April 16, 2024

Qureight raises $8.5m to use AI to speed up the $92bn clinical trials market

The startup brings clinical data into one platform for AI models to analyse

Sadia Nowshin

4 min read

Queright has raised an $8.5m Series A round led by Hargreave Hale AIM VCT. 

The Cambridge-based biotech Qureight uses a proprietary AI platform to help speed up the drug development process by making clinical trials and data analysis more efficient.

Investors also included XTX Ventures, Guinness Ventures, Playfair Capital, Meltwind, Ascension Life Fund and Cambridge Angels. 

“In really simple terms, it's about how to get drugs through the approval process,” says CEO and cofounder Dr Muhunthan Thillai. 


“There are lots and lots of companies using AI to make drugs — but our question has always been once you've made a drug, whether it's through AI or in a lab, how do you get that drug from being tested in five patients right through to 5k?” he says. 

Clinical trial bottlenecks

When researchers start a clinical trial for a new drug, they’re faced with a data dilemma: patient information is typically stored across multiple platforms, making it difficult and time-consuming to find and analyse the most important information.

Qureight’s platform aims to tackle that issue by collating the valuable data into one place to be analysed by AI models, which can help researchers make more informed decisions quicker than if they were analysing the results themselves. It’s hoping to tap into the lucrative clinical trials market, which is globally projected to reach over $92bn by 2030. 

“Our cloud-based platform works with pharma companies, hospitals and contract research organisations to put all the data in one place. It allows us to build machine learning models, or allows other partners to build models, to interrogate that data better and answer one question: is this drug working or not?” says Thillai. 

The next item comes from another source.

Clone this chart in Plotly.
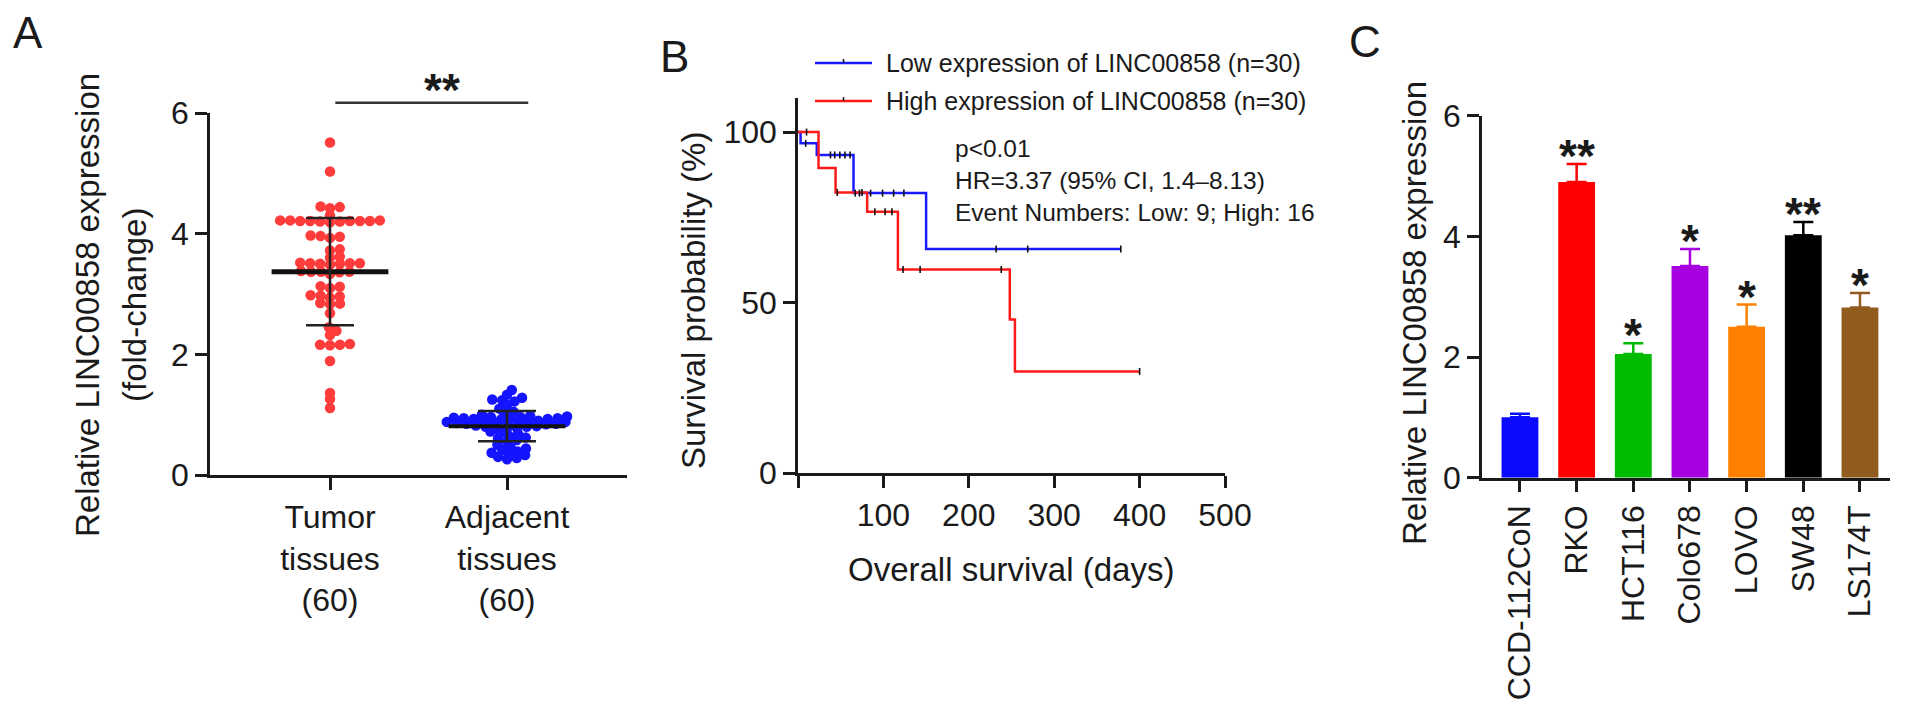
import math
import numpy as np
import plotly.graph_objects as go

W, H = 1913, 722
FONT = "Liberation Sans, Arial, Helvetica, sans-serif"
INK = "#1a1a1a"

# ---------------- Panel A data ----------------
groups_a = ["Tumor<br>tissues<br>(60)", "Adjacent<br>tissues<br>(60)"]
tumor_values = [5.51, 5.03, 4.44, 4.45, 4.42, 4.30,
                4.22, 4.21, 4.21, 4.20, 4.22, 4.21, 4.20, 4.21, 4.19, 4.22, 4.21,
                3.95, 3.97, 3.93, 3.96,
                3.72, 3.74, 3.60, 3.62,
                3.51, 3.50, 3.52, 3.51, 3.49, 3.51, 3.50,
                3.37, 3.36, 3.38, 3.37, 3.33, 3.37,
                3.12, 3.13, 3.10,
                2.96, 2.97, 2.94, 2.98,
                2.84, 2.83, 2.85,
                2.68,
                2.45, 2.39, 2.32,
                2.16, 2.15, 2.16, 2.17,
                1.89, 1.36, 1.26, 1.11]
adjacent_values = [1.41, 1.33, 1.28, 1.25, 1.24, 1.22, 1.16,
                   1.10, 1.05, 1.02,
                   1.00, 0.98, 0.97, 0.96, 0.96, 0.95, 0.95, 0.94, 0.94, 0.93, 0.93, 0.92,
                   0.90, 0.89, 0.89, 0.88, 0.88, 0.87, 0.87, 0.86, 0.86, 0.85, 0.85, 0.84,
                   0.82, 0.81, 0.80, 0.80, 0.79, 0.78, 0.77,
                   0.72, 0.70, 0.68, 0.65, 0.62, 0.60, 0.58, 0.56,
                   0.50, 0.47, 0.44, 0.42, 0.39, 0.37, 0.35, 0.33, 0.30, 0.28, 0.26]
group_means = [3.37, 0.81]
group_sds = [0.89, 0.25]
sig_a = "**"
sig_a_level = 6.17

# ---------------- Panel B data ----------------
low_name = "Low expression of LINC00858 (n=30)"
high_name = "High expression of LINC00858 (n=30)"
low_days = [0, 3, 22, 65, 150, 378]
low_surv = [100, 96.7, 93.3, 82.1, 65.7, 65.7]
low_censor_days = [9, 38, 43, 49, 55, 61, 67, 72, 85, 99, 112, 124, 232, 269, 378]
high_days = [0, 24, 44, 81, 117, 248, 254, 400]
high_surv = [100, 89.5, 82.3, 76.6, 59.7, 45.0, 29.8, 29.8]
high_censor_days = [10, 46, 75, 90, 102, 110, 123, 143, 238, 400]
stats_lines = ["p<0.01", "HR=3.37 (95% CI, 1.4\u20138.13)", "Event Numbers: Low: 9; High: 16"]
days_ticks = [0, 100, 200, 300, 400, 500]
surv_ticks = [0, 50, 100]

# ---------------- Panel C data ----------------
cell_lines = ["CCD-112CoN", "RKO", "HCT116", "Colo678", "LOVO", "SW48", "LS174T"]
expr_mean = [1.00, 4.90, 2.05, 3.51, 2.50, 4.02, 2.82]
expr_sd = [0.06, 0.30, 0.18, 0.28, 0.37, 0.22, 0.24]
sig_c = ["", "**", "*", "*", "*", "**", "*"]
bar_colors = ["#0a0aff", "#ff0000", "#00bb00", "#a600e0", "#ff8000", "#000000", "#915c1e"]

# ---------------- layout geometry (pixels) ----------------
A_X = (210, 627); A_Y = (113, 475); A_XR = [-0.678, 1.678]; A_YR = [0, 6]
B_X = (798, 1225); B_Y = (98, 473); B_XR = [0, 500]; B_YR = [0, 110]
C_X = (1482, 1890); C_Y = (115.7, 477.7); C_XR = [-0.67, 6.53]; C_YR = [0, 6]
STAR_FONT = dict(family=FONT, size=46, color=INK)


def xdom(p):
    return [p[0] / W, p[1] / W]


def ydom(p):
    return [1 - p[1] / H, 1 - p[0] / H]


def px(x):
    return x / W


def py(y):
    return 1 - y / H


def swarm_offsets(values, ppx, ppy, dx_min=10.0, dy_rad=5.5):
    vals = np.asarray(values, float)
    order = np.argsort(vals, kind="stable")
    placed = []
    off = np.zeros(len(vals))
    for i in order:
        y = vals[i] * ppy
        cands = [0.0]
        for (qx, qy) in placed:
            dy = abs(qy - y)
            if dy < dy_rad:
                dx = dx_min * math.sqrt(1 - (dy / dy_rad) ** 2)
                cands += [qx + dx, qx - dx]
        cands = sorted(set(round(c, 6) for c in cands), key=lambda c: (abs(c), -c))
        for c in cands:
            ok = True
            for (qx, qy) in placed:
                e = ((c - qx) / dx_min) ** 2 + ((y - qy) / dy_rad) ** 2
                if e < 1 - 1e-6:
                    ok = False
                    break
            if ok:
                off[i] = c
                break
        placed.append((off[i], y))
    return off / ppx


def step_at(days, surv, t):
    v = surv[0]
    for d, s in zip(days, surv):
        if d <= t:
            v = s
    return v


fig = go.Figure()

# ---------------- Panel A ----------------
ppx_a = (A_X[1] - A_X[0]) / (A_XR[1] - A_XR[0])
ppy_a = (A_Y[1] - A_Y[0]) / (A_YR[1] - A_YR[0])
for gi, (vals, col) in enumerate([(tumor_values, "#ff3c3c"), (adjacent_values, "#1414ff")]):
    offs = swarm_offsets(vals, ppx_a, ppy_a)
    fig.add_trace(go.Scatter(
        x=gi + offs, y=vals, mode="markers", xaxis="x", yaxis="y",
        marker=dict(size=10.5, color=col, line=dict(width=0)),
        showlegend=False, cliponaxis=False, hoverinfo="skip"))
cap_half = [24, 29]
for gi in range(2):
    m, s = group_means[gi], group_sds[gi]
    fig.add_trace(go.Scatter(
        x=[gi - 0.33, gi + 0.33], y=[m, m], mode="lines", xaxis="x", yaxis="y",
        line=dict(color="#111111", width=5 if gi == 0 else 4),
        showlegend=False, hoverinfo="skip"))
    fig.add_trace(go.Scatter(
        x=[gi], y=[m], mode="markers", xaxis="x", yaxis="y",
        marker=dict(size=1, color="rgba(0,0,0,0)"),
        error_y=dict(type="data", array=[s], symmetric=True, thickness=2.5,
                     width=cap_half[gi], color="#222222"),
        showlegend=False, hoverinfo="skip"))

# ---------------- Panel B ----------------
curve_colors = ["#1a1aff", "#ff1a1a"]
for name, days, surv, col in [(low_name, low_days, low_surv, curve_colors[0]),
                              (high_name, high_days, high_surv, curve_colors[1])]:
    fig.add_trace(go.Scatter(
        x=days, y=surv, mode="lines", name=name, xaxis="x2", yaxis="y2",
        line=dict(shape="hv", color=col, width=2.5), showlegend=False, hoverinfo="skip"))
for days, surv, cdays in [(low_days, low_surv, low_censor_days), (high_days, high_surv, high_censor_days)]:
    fig.add_trace(go.Scatter(
        x=cdays, y=[step_at(days, surv, t) for t in cdays], mode="markers", xaxis="x2", yaxis="y2",
        marker=dict(symbol="line-ns", size=5, line=dict(width=1.6, color="#111111")),
        showlegend=False, cliponaxis=False, hoverinfo="skip"))

# ---------------- Panel C ----------------
for i, (lab, m, s, col) in enumerate(zip(cell_lines, expr_mean, expr_sd, bar_colors)):
    fig.add_trace(go.Bar(
        x=[i], y=[m], width=0.65, xaxis="x3", yaxis="y3",
        marker=dict(color=col, line=dict(width=0)),
        error_y=dict(type="data", array=[s], arrayminus=[0], symmetric=False,
                     thickness=2.5, width=10, color=col),
        showlegend=False, hoverinfo="skip"))

axis_common = dict(showline=True, linecolor=INK, linewidth=2.5, ticks="outside",
                   ticklen=12, tickwidth=2.5, tickcolor=INK, showgrid=False,
                   zeroline=False, automargin=False,
                   tickfont=dict(family=FONT, size=32, color=INK))

annotations = []
# panel letters
for t, x, y in [("A", 11, 32), ("B", 658, 56), ("C", 1347, 41)]:
    annotations.append(dict(text=t, x=px(x), y=py(y), xanchor="left", yanchor="middle",
                            xref="paper", yref="paper", showarrow=False,
                            font=dict(family=FONT, size=44, color=INK)))

titles = [
    ("Relative LINC00858 expression", 87, 305, -90),
    ("(fold-change)", 134, 305, -90),
    ("Survival probability (%)", 693, 301, -90),
    ("Overall survival (days)", 1011, 569, 0),
    ("Relative LINC00858 expression", 1414, 313, -90),
]
for t, x, y, ang in titles:
    annotations.append(dict(text=t, x=px(x), y=py(y), xref="paper", yref="paper",
                            xanchor="center", yanchor="middle", textangle=ang, showarrow=False,
                            font=dict(family=FONT, size=33, color=INK)))

# significance in panel A (positioned from the data level via the axis domain)
a_dom = ydom(A_Y)


def a_paper(v):
    return a_dom[0] + (v - A_YR[0]) / (A_YR[1] - A_YR[0]) * (a_dom[1] - a_dom[0])


annotations.append(dict(text="<b>" + sig_a + "</b>", x=0.63, y=a_paper(6.55), xref="x", yref="paper",
                        showarrow=False, xanchor="center", yanchor="middle", yshift=-10,
                        font=STAR_FONT))
# stats text in panel B
annotations.append(dict(text="<br>".join(stats_lines), x=181.5, y=99.7, xref="x2", yref="y2",
                        xanchor="left", yanchor="top", align="left", showarrow=False,
                        font=dict(family=FONT, size=24.5, color=INK)))
# legend of panel B (drawn)
legend_rows = [(low_name, curve_colors[0], 63), (high_name, curve_colors[1], 101)]
shapes = []
for name, col, yy in legend_rows:
    shapes.append(dict(type="line", xref="paper", yref="paper", x0=px(815), x1=px(872),
                       y0=py(yy), y1=py(yy), line=dict(color=col, width=2.5)))
    shapes.append(dict(type="line", xref="paper", yref="paper", x0=px(843.5), x1=px(843.5),
                       y0=py(yy), y1=py(yy - 4), line=dict(color="#111111", width=1.5)))
    annotations.append(dict(text=name, x=px(884), y=py(yy), xref="paper", yref="paper",
                            xanchor="left", yanchor="middle", showarrow=False,
                            font=dict(family=FONT, size=25, color=INK)))
# significance stars in panel C
for i, (m, s, st) in enumerate(zip(expr_mean, expr_sd, sig_c)):
    if st:
        annotations.append(dict(text="<b>" + st + "</b>", x=i, y=m + s, xref="x3", yref="y3",
                                showarrow=False, xanchor="center", yanchor="bottom", yshift=-20,
                                font=STAR_FONT))

shapes.append(dict(type="line", xref="x", yref="paper", x0=0.03, x1=1.12,
                   y0=a_paper(sig_a_level), y1=a_paper(sig_a_level),
                   line=dict(color="#333333", width=2.5)))

fig.update_layout(
    template="none",
    width=W, height=H, autosize=False,
    margin=dict(l=0, r=0, t=0, b=0, pad=0),
    paper_bgcolor="white", plot_bgcolor="white",
    font=dict(family=FONT, color=INK, size=25),
    barmode="overlay",
    showlegend=False,
    xaxis=dict(domain=xdom(A_X), range=A_XR, tickvals=[0, 1], ticktext=groups_a, anchor="y", **axis_common),
    yaxis=dict(domain=ydom(A_Y), range=A_YR, tickvals=[0, 2, 4, 6], anchor="x", **axis_common),
    xaxis2=dict(domain=xdom(B_X), range=B_XR, tickvals=days_ticks,
                ticktext=["" if d == 0 else str(d) for d in days_ticks], anchor="y2", **axis_common),
    yaxis2=dict(domain=ydom(B_Y), range=B_YR, tickvals=surv_ticks, anchor="x2", **axis_common),
    xaxis3=dict(domain=xdom(C_X), range=C_XR, tickvals=list(range(len(cell_lines))),
                ticktext=cell_lines, tickangle=-90, anchor="y3", **axis_common),
    yaxis3=dict(domain=ydom(C_Y), range=C_YR, tickvals=[0, 2, 4, 6], anchor="x3", **axis_common),
    annotations=annotations,
    shapes=shapes,
)

fig.write_html("out.html", include_plotlyjs=True, config={"displayModeBar": False},
               post_script="document.body.style.margin='0';document.body.style.overflow='hidden';")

Qureight currently focuses on lung and heart diseases but hopes to branch out into pulmonary hypertension and lung cancer soon. 

The analysis produced from its platform can be used to find out how patients have responded to the drugs and work out if that treatment should be tested in further trials.

“[Pharma companies need] a lot of extra information to make that crucial go/no-go decision. They might have spent $20m on a small trial, then invest $100m in the next stage — so giving them those insights is crucial to helping them make those decisions,” says Thillai. 

It currently holds R&D contracts with five NHS England trusts, which grant access to anonymised patient data to improve Qureight’s ML model in return for the NHS using the platform for its own research or commercial purposes. 

It’s also secured strategic partnerships with pharma companies AstraZeneca and Vicore Pharma. Sweden-based Vicore Pharma used the platform for a clinical trial last year, says Thillai, where Qureight could “effectively predict” which patients would do well on the drug, based on an imaging model it created. 

The future of trials

Another possible use for Qureight’s platform is using the data it collects to develop “fake” virtual trial patients as a more affordable alternative to recruiting people. 


“If you're a small pharma company and you've got only enough money to run one drug, we might be able to create a synthetic trial to see what would have happened if you'd run that trial in the real world,” says Thillai. 

While the virtual patient aspect is still in beta testing, Thillai is hopeful that it could become a reality for clinical trials before too long. 

“Part of our roadmap is to do a lot of work with pharma companies and go through an official FDA approvals process — so in the next 18 to 24 months, virtual trials concerning diseases might be approved,” he says. 

Improving diversity within trials is also a major focus, says Thillai. The virtual patients can be customised to represent a diverse range of demographics, and he hopes that using some of the funding to branch out outside of the UK and Europe for data will help enable more representative testing. 

Qureight recently signed a partnership with the King Faisal Hospital in Saudi Arabia. 

“The NHS is amazing and we have amazing data partnerships here,” says Thillai — “but if we're going to work with global pharma companies, we really need different types of data.”

“Models that work in the UK might not be as good in the Middle East, Asia, or the US. So we really need as many different types of data as we can to build the strongest models,” he adds. 

“It’s not just from an ethical point of view, but also from a commercial point of view: these pharma companies need to sell their drugs worldwide, not just to the West.”